The fact that Origen’s textual criticism “would fail most text critical standards today” is irrelevant to the fact that both are concerned with recovering the Urtext.
“It also presupposes and imposes on the biblical canon an understanding of accuracy that is predicated upon the original texts and the individual words and particles of that text.”
How does what is predicated on the original text thereby *impose* on the biblical canon?
“The non sequitor, of course, is that absent a standardized text critical edition of the Scripture that utilizes modernist presuppositions about accuracy of the text, no group can claim a canon of Scriptural texts.”
i) Even if this were so, our fallen seraph is missing the point. For in that event, Orthodoxy has no epistemic advantage over Evangelicals.
Indeed, it’s at a disadvantage because it also rejects (according to him) modern textual criticism.
ii) At the same time, his comments are also out of step with the examples of Orthodox textual criticism that I’ve quoted in the past from standard reference works on Orthodox and Eastern Christianity.
“That is to say it the other way around, simply because one cannot bring forth a standardized (according to modernist mores) text of, say, Jeremiah (which is a mess in the LXX), or of Mark (shorter, longer or middle?), that one does not have a canonical text of Jeremiah or Mark.”
If the long ending of Mark is a scribal postscript, then that is not, or ought not be, the canonical text of Mark.
“It presupposes that a canon necessitates strict verbal identity between manuscripts, or at least a recoverable approximation of the autograph.”

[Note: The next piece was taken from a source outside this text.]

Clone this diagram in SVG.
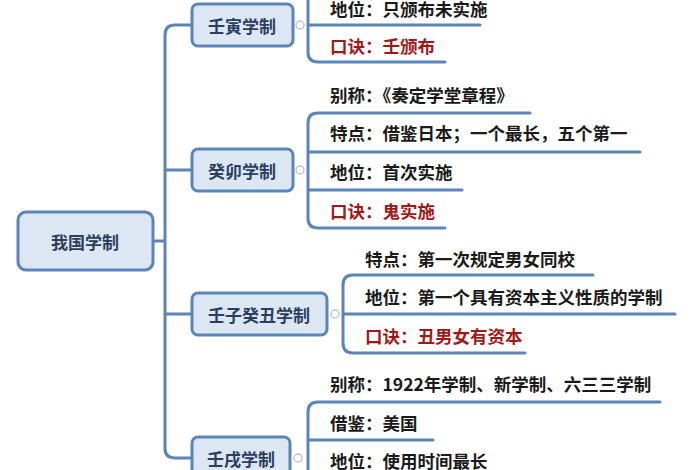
<svg xmlns="http://www.w3.org/2000/svg" width="700" height="470" viewBox="0 0 700 470">
<style>
.ln{fill:none;stroke:#5b84b8;stroke-width:3;stroke-linecap:round;stroke-linejoin:round}
.nd{fill:#dde6f3;stroke:#5b84b8;stroke-width:3}
.t{font-family:"Noto Sans CJK SC",sans-serif;font-size:17.5px;font-weight:bold;fill:#1a1a1a}
.r{fill:#a01818}
.nt{font-family:"Noto Sans CJK SC",sans-serif;font-size:17px;font-weight:bold;fill:#2a3f5f;text-anchor:middle;dominant-baseline:central}
.c{fill:#fff;stroke:#b8c6d8;stroke-width:1.5}
</style>
<g id="connectors">
<path class="ln" d="M153,241 H165 M192,25 H175 Q165,25 165,35 V448 Q165,458 175,458 H192 M165,170 H192 M165,314 H192"/>
<path class="ln" d="M308,0 V52 Q308,62 318,62 H445 M308,25 H480"/>
<path class="ln" d="M530,113 H318 Q308,113 308,123 V218 Q308,228 318,228 H445 M308,152 H640 M308,190 H462"/>
<path class="ln" d="M593,275 H353 Q343,275 343,285 V343 Q343,353 353,353 H525 M343,314 H675"/>
<path class="ln" d="M660,402 H318 Q308,402 308,412 V470 M308,440 H433 M308,478 H490"/>
<circle class="c" cx="300" cy="25" r="4"/>
<circle class="c" cx="300" cy="170" r="4"/>
<circle class="c" cx="335" cy="314" r="4"/>
<circle class="c" cx="298" cy="458" r="4"/>
</g>
<g id="root"><rect class="nd" x="18" y="212" width="135" height="58" rx="8"/><text class="nt" x="85" y="241">我国学制</text></g>
<g id="n1"><rect class="nd" x="192" y="4" width="101" height="42" rx="6"/><text class="nt" x="242" y="25">壬寅学制</text></g>
<g id="n2"><rect class="nd" x="192" y="149" width="101" height="42" rx="6"/><text class="nt" x="242" y="170">癸卯学制</text></g>
<g id="n3"><rect class="nd" x="192" y="293" width="135" height="42" rx="6"/><text class="nt" x="259" y="314">壬子癸丑学制</text></g>
<g id="n4"><rect class="nd" x="192" y="437" width="98" height="42" rx="6"/><text class="nt" x="241" y="458">壬戌学制</text></g>
<g id="leaves">
<text class="t" x="330" y="16">地位：只颁布未实施</text>
<text class="t r" x="330" y="53">口诀：壬颁布</text>
<text class="t" x="330" y="102">别称：《奏定学堂章程》</text>
<text class="t" x="330" y="140">特点：借鉴日本；一个最长，五个第一</text>
<text class="t" x="330" y="179">地位：首次实施</text>
<text class="t r" x="330" y="218">口诀：鬼实施</text>
<text class="t" x="365" y="266">特点：第一次规定男女同校</text>
<text class="t" x="365" y="304">地位：第一个具有资本主义性质的学制</text>
<text class="t r" x="365" y="343">口诀：丑男女有资本</text>
<text class="t" x="330" y="391">别称：1922年学制、新学制、六三三学制</text>
<text class="t" x="330" y="430">借鉴：美国</text>
<text class="t" x="330" y="468">地位：使用时间最长</text>
</g>
</svg>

Once again, he misses the point. The question at issue is whether the Orthodox Church enjoys an epistemic advantage over the Protestant rule of faith. Can the Orthodox be certain of their canon? Can they be certain of their text?
“The Old Testament canon is, seemingly, a bit more so [i.e. problematic]. Are 4 Maccabees and Psalm 151 in or not? What about the ‘additions’ to Esther? And so on?”

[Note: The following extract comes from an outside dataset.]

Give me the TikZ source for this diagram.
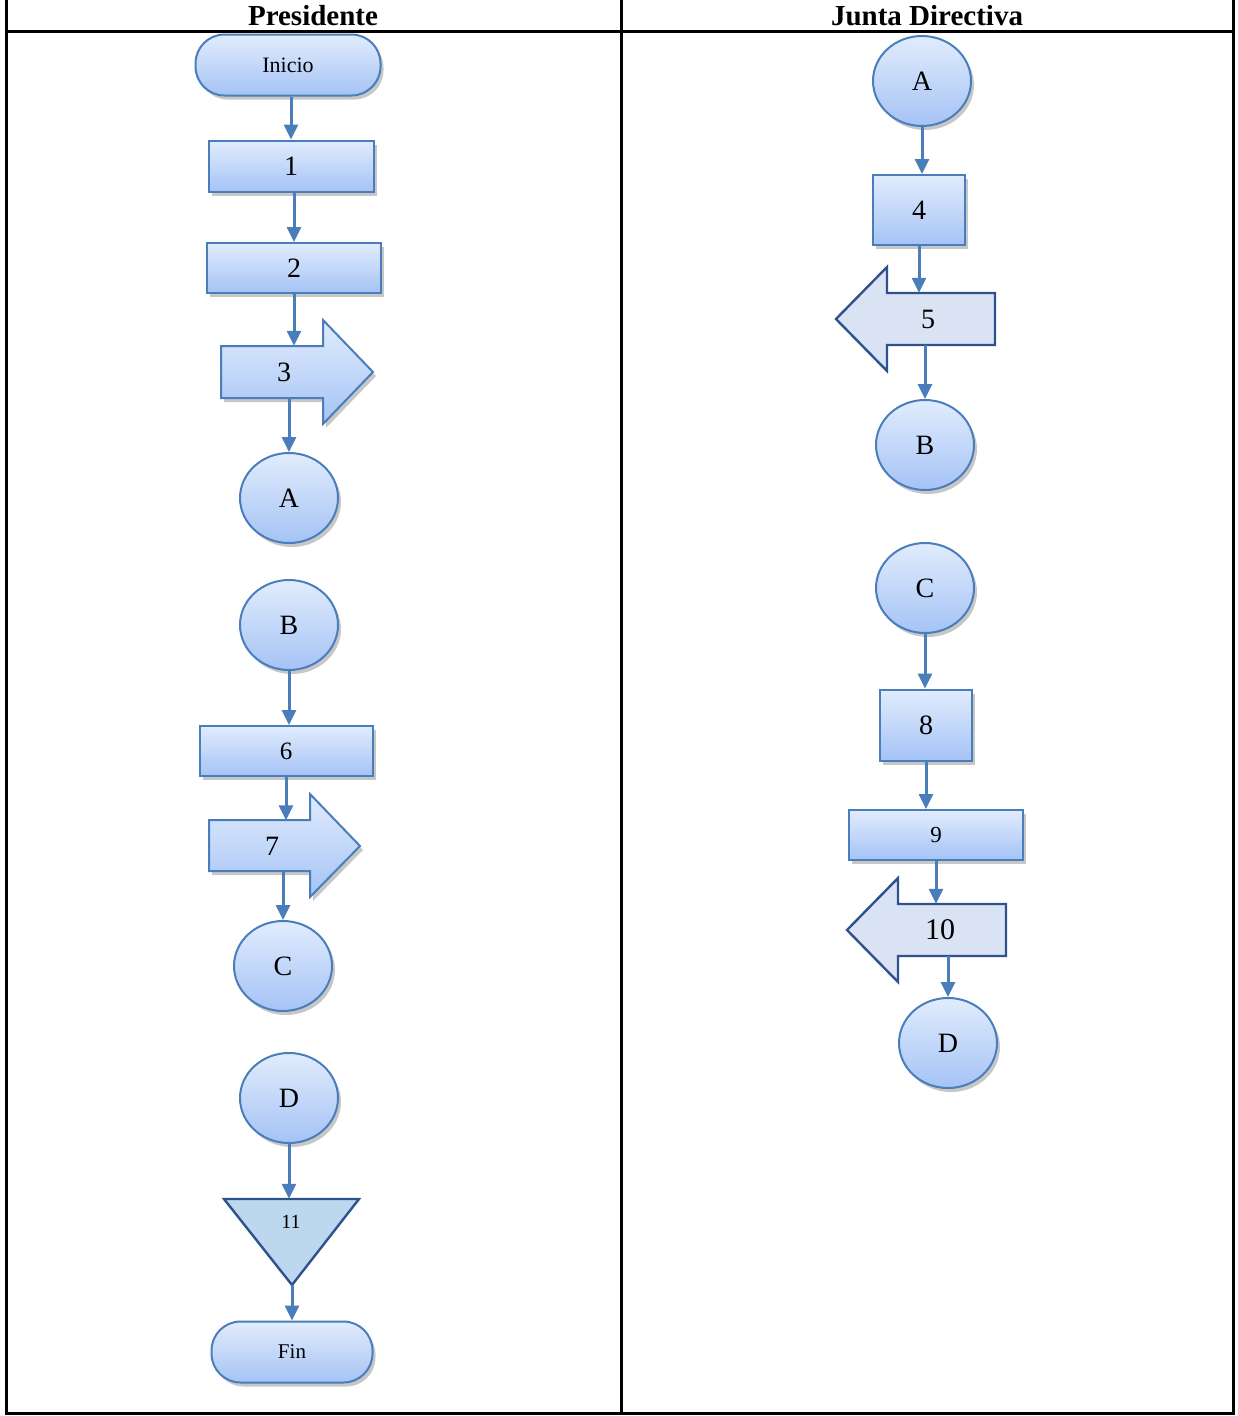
\documentclass[tikz,border=0pt]{standalone}
\usepackage{fontspec}
\setmainfont{Liberation Serif}
\usetikzlibrary{arrows.meta,shapes.geometric,shadows}
\definecolor{bord}{HTML}{4A7EBB}
\definecolor{ftop}{HTML}{E1ECFD}
\definecolor{fbot}{HTML}{A5C3F5}
\definecolor{dkb}{HTML}{2F528F}
\definecolor{trif}{HTML}{BDD7EE}
\definecolor{arrf}{HTML}{DAE3F3}
\definecolor{linec}{HTML}{4A7EBB}
\begin{document}
\begin{tikzpicture}[x=1pt,y=-1pt,
  shad/.style={drop shadow={shadow xshift=3pt,shadow yshift=-4pt,opacity=0.22,fill=black}},
  base/.style={draw=bord, line width=2pt, top color=ftop, bottom color=fbot, shad, inner sep=0pt,
    font=\fontsize{28}{32}\selectfont},
  box/.style={base, rectangle},
  circ/.style={base, ellipse, minimum width=98, minimum height=90},
  term/.style={base, rectangle, rounded corners=29pt, minimum height=61, font=\fontsize{22}{26}\selectfont},
  lbl/.style={inner sep=0pt, font=\fontsize{28}{32}\selectfont},
  rarrow/.style={draw=bord, line width=2pt, top color=ftop, bottom color=fbot, shad},
  larrow/.style={draw=dkb, line width=2.4pt, fill=arrf},
  flow/.style={draw=linec, line width=3pt, -{Triangle[length=15pt,width=14pt]}},
  hdr/.style={font=\fontsize{29}{32}\selectfont\bfseries, inner sep=0pt},
  grid/.style={line width=3pt, black}
]
\useasboundingbox (0,0) rectangle (1237,1416);
% table
\draw[grid] (6,0) -- (6,1413) -- (1233,1413) -- (1233,0);
\draw[grid] (6,31) -- (1233,31);
\draw[grid] (621,0) -- (621,1413);
\node[hdr, anchor=base] (h1) at (313,25) {Presidente};
\node[hdr, anchor=base] (h2) at (927,25) {Junta Directiva};

% ---------- left column ----------
\node[term, minimum width=185] (ini) at (288,65) {Inicio};
\node[box, minimum width=165, minimum height=51] (b1) at (291,166) {1};
\node[box, minimum width=174, minimum height=50] (b2) at (294,268) {2};
\draw[rarrow] (221,346) -- (323,346) -- (323,320) -- (373,372) -- (323,424) -- (323,398) -- (221,398) -- cycle;
\node[lbl, minimum width=102, minimum height=52] (s3) at (284,372) {3};
\node[circ] (ca1) at (289,498) {A};
\node[circ] (cb1) at (289,625) {B};
\node[box, minimum width=173, minimum height=50, font=\fontsize{25}{29}\selectfont] (b6) at (286,751) {6};
\draw[rarrow] (209,820) -- (310,820) -- (310,794) -- (360,846) -- (310,897) -- (310,871) -- (209,871) -- cycle;
\node[lbl, minimum width=101, minimum height=51] (s7) at (272,846) {7};
\node[circ] (cc1) at (283,966) {C};
\node[circ] (cd1) at (289,1098) {D};
\draw[draw=dkb, line width=2.4pt, fill=trif] (224,1199) -- (359,1199) -- (292,1285) -- cycle;
\node[lbl, minimum height=46, font=\fontsize{20}{24}\selectfont] (t11) at (291,1222) {11};
\coordinate (t11apex) at (292,1285);
\node[term, minimum width=161, font=\fontsize{21}{25}\selectfont] (fin) at (292,1352) {Fin};

\draw[flow] (b1.north |- ini.south) -- (b1.north);
\draw[flow] (b2.north |- b1.south) -- (b2.north);
\draw[flow] (b2.south) -- (b2.south |- s3.north);
\draw[flow] (ca1.north |- s3.south) -- (ca1.north);
\draw[flow] (cb1.south) -- (cb1.south |- b6.north);
\draw[flow] (b6.south) -- (b6.south |- s7.north);
\draw[flow] (cc1.north |- s7.south) -- (cc1.north);
\draw[flow] (cd1.south) -- (cd1.south |- t11.north);
\draw[flow] (t11apex) -- (t11apex |- fin.north);

% ---------- right column ----------
\node[circ] (ca2) at (922,81) {A};
\node[box, minimum width=92, minimum height=70] (b4) at (919,210) {4};
\draw[larrow] (995,293) -- (887,293) -- (887,267) -- (836,319) -- (887,371) -- (887,345) -- (995,345) -- cycle;
\node[lbl, minimum width=108, minimum height=52] (s5) at (928,319) {5};
\node[circ] (cb2) at (925,445) {B};
\node[circ] (cc2) at (925,588) {C};
\node[box, minimum width=92, minimum height=71] (b8) at (926,725) {8};
\node[box, minimum width=174, minimum height=50, font=\fontsize{23}{27}\selectfont] (b9) at (936,835) {9};
\draw[larrow] (1006,904) -- (898,904) -- (898,878) -- (847,930) -- (898,982) -- (898,956) -- (1006,956) -- cycle;
\node[lbl, minimum width=108, minimum height=52, font=\fontsize{30}{34}\selectfont] (s10) at (940,930) {10};
\node[circ] (cd2) at (948,1043) {D};

\draw[flow] (ca2.south) -- (ca2.south |- b4.north);
\draw[flow] (b4.south) -- (b4.south |- s5.north);
\draw[flow] (cb2.north |- s5.south) -- (cb2.north);
\draw[flow] (cc2.south) -- (cc2.south |- b8.north);
\draw[flow] (b8.south) -- (b8.south |- b9.north);
\draw[flow] (b9.south) -- (b9.south |- s10.north);
\draw[flow] (cd2.north |- s10.south) -- (cd2.north);
\end{tikzpicture}
\end{document}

Good question! And what’s the answer?
“Unlike Protestants, Orthodox do not believe that Scripture alone establishes doctrine and Tradition.”
Yes, we understand that. But saying that there is more to the Orthodox rule of faith in Scripture doesn’t allow you to escape the issue of where to find the Orthodox Bible. To take his own example, did Jesus say the things attributed to him in the long ending of Mark? Or is that an apocryphal interpolation?
“Of course, looking at Orthodoxy from the lense of Protestantism further assumes that Protestantism is the standard by which the historical Church is to be judged. “
The T-bloggers make no such *assumption*. Rather, we *argue* for our standard of comparison.
“And when you add the lense of modernism that the Triablogue’ers to a man also ubiquitously use, well, the resultant view is distorted in the extreme.”
To the contrary, our disputant’s anachronistic grasp of textual criticism creates a myopic view of sola Scriptura. He needs to schedule an eye examine with a good ophthalmologist like John Calvin or Benjamin Warfield to correct for his astigmatism, lest he mistake his wife for a hat.